As far as Goodman is concerned, the festival's emphasis on young composers makes perfect sense: Hammerstein himself was mentored by Otto Harbach, who is credited with being among the first to use songs as a way to propel a play's narrative. And, Hammerstein served as musical "rabbi" to the young Sondheim.

For more information on the Oscar Hammerstein Festival, go to bcptheatre.org.

'9 To 5' worth the time

It will hardly go down as one of the year's more memorable offerings, but there's really little to dislike about "9 to 5," the Walnut Street Theatre's 2014-'15 season opener, which runs through Oct. 19 at the historic Center City venue.

Based on the 1980 film comedy of the same name, the show takes the flick's basic plot - the revenge taken on an obnoxiously sexist business executive by three of his female employees - and adds a sprightly, if ultimately forgettable, score by Dolly Parton, who, with Lily Tomlin and Jane Fonda, headlined the movie's cast.

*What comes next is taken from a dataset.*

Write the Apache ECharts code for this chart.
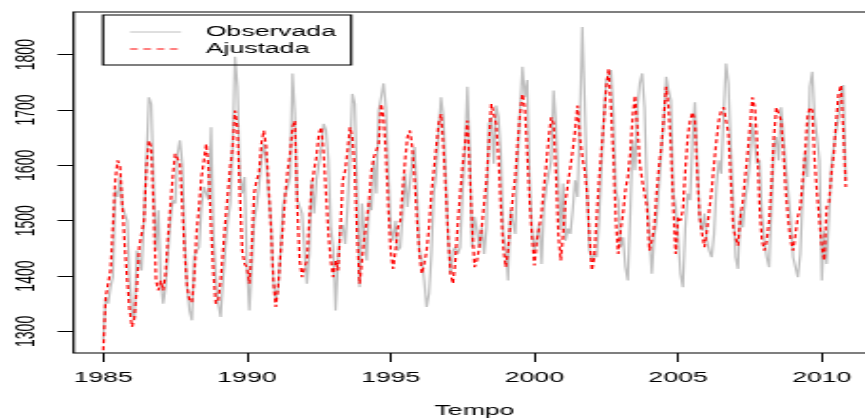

The Walnut's production, helmed by Bruce Lumpkin is agreeably slick, and the principal actors certainly fill the bill with vim and vigor: Dee Hoty as widowed single-mom Violet Newstead, Amy Bodnar as the va-va-va-voomy Texas gal Doralee Rhodes, Amanda Rose as the not-quite-self-assured Judy Bernly and Paul Schoeffler as the thoroughly repulsive boss, Franklin Hart Jr. And Mary Martello as the ultrarepressed Roz Keith all but steals the first act with her comic masturbatory soliloquy, "Heart to Hart."

But the show as a whole is such a trifle that it's hard to get truly enthusiastic about it.

Bottom line: If you go, you'll likely enjoy it. On the other hand, if you don't, you're really not missing much.